Exactly the lines from the start of the data below through the line that contains "in number of" are to be copied, with pictures left out.

**RECORDED DATA**:
· · · · · · ·

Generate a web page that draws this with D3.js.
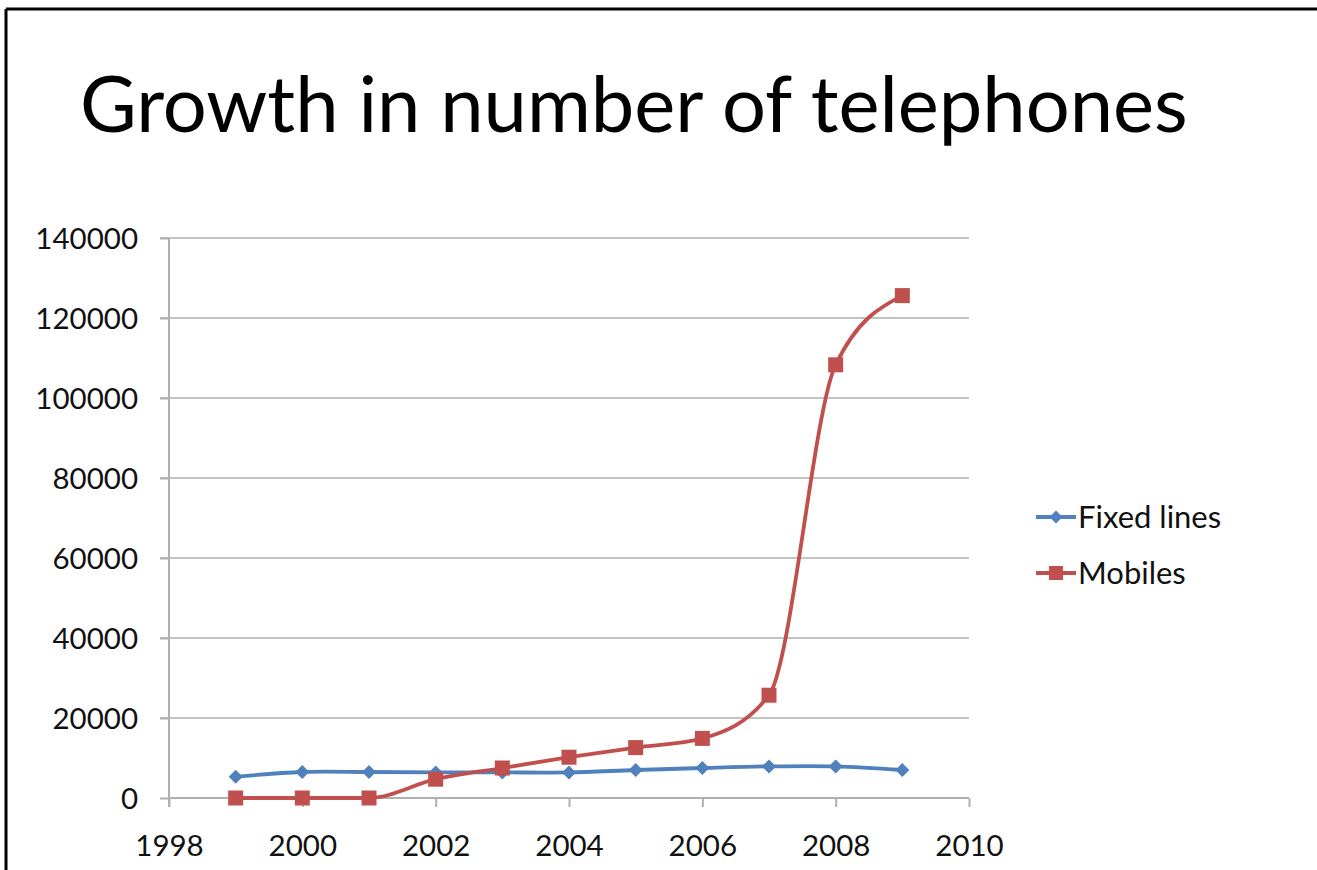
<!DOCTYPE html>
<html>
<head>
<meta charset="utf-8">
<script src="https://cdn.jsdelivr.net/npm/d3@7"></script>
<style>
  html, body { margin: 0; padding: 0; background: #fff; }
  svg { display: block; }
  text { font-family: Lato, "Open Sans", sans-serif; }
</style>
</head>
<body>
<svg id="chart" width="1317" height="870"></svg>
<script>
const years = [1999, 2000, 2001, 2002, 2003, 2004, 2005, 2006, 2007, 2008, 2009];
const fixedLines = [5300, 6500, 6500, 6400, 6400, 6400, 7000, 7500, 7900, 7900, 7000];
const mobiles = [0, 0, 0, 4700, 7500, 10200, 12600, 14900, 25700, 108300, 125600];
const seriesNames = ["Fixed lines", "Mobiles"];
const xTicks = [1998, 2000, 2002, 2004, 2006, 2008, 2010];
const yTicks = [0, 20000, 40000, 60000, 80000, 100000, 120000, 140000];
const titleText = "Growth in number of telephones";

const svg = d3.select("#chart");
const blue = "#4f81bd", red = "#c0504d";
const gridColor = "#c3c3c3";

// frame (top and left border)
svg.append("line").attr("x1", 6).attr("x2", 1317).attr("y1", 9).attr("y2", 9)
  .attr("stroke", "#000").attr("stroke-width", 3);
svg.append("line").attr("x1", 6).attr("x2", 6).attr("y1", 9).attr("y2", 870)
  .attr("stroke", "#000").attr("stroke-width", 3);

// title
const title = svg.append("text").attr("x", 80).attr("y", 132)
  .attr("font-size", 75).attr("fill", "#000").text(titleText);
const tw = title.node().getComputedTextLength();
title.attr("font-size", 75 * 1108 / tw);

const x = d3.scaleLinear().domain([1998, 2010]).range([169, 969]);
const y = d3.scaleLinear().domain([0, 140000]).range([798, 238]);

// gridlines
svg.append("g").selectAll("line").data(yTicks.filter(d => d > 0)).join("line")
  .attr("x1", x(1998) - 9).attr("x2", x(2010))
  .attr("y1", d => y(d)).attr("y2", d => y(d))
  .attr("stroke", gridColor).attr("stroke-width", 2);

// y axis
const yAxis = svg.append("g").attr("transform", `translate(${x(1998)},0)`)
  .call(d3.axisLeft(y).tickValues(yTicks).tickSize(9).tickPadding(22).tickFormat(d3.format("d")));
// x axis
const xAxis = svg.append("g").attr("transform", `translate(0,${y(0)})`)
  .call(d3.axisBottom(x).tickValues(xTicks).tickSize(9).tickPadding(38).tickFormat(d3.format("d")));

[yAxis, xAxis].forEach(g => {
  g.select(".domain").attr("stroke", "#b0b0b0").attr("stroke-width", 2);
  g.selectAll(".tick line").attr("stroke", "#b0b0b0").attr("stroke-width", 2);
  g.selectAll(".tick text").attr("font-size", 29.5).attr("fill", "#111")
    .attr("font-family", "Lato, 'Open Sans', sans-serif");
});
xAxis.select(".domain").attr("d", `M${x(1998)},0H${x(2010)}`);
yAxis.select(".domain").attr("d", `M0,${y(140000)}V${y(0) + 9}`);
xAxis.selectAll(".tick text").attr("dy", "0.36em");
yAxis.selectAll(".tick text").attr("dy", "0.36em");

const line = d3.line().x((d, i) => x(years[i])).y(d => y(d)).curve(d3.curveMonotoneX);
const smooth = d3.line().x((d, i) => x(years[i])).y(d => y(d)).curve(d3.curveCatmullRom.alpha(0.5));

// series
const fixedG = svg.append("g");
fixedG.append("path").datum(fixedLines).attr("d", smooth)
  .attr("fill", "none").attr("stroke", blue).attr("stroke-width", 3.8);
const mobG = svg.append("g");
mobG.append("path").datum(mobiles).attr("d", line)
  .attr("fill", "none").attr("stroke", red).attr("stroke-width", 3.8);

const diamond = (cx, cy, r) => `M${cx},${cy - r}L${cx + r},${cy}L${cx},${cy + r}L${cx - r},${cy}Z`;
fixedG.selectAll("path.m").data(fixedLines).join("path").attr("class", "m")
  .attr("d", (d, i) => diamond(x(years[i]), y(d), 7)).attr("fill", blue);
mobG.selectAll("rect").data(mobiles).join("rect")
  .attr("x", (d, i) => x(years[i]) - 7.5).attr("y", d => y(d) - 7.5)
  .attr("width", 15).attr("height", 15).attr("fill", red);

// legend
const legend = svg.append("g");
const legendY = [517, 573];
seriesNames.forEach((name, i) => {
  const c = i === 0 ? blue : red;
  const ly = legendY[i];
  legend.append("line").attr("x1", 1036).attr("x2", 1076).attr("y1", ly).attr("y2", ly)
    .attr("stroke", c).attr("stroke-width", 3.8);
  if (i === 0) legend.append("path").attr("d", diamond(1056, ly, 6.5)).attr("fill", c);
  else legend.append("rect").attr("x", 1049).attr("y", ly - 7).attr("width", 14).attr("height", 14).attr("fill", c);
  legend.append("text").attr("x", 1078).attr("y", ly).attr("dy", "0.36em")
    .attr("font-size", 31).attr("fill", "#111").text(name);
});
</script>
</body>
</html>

· · · · · · ·

**TASK RESULT**:
Generate a web page that draws this with D3.js.
<!DOCTYPE html>
<html>
<head>
<meta charset="utf-8">
<script src="https://cdn.jsdelivr.net/npm/d3@7"></script>
<style>
  html, body { margin: 0; padding: 0; background: #fff; }
  svg { display: block; }
  text { font-family: Lato, "Open Sans", sans-serif; }
</style>
</head>
<body>
<svg id="chart" width="1317" height="870"></svg>
<script>
const years = [1999, 2000, 2001, 2002, 2003, 2004, 2005, 2006, 2007, 2008, 2009];
const fixedLines = [5300, 6500, 6500, 6400, 6400, 6400, 7000, 7500, 7900, 7900, 7000];
const mobiles = [0, 0, 0, 4700, 7500, 10200, 12600, 14900, 25700, 108300, 125600];
const seriesNames = ["Fixed lines", "Mobiles"];
const xTicks = [1998, 2000, 2002, 2004, 2006, 2008, 2010];
const yTicks = [0, 20000, 40000, 60000, 80000, 100000, 120000, 140000];
const titleText = "Growth in number of telephones";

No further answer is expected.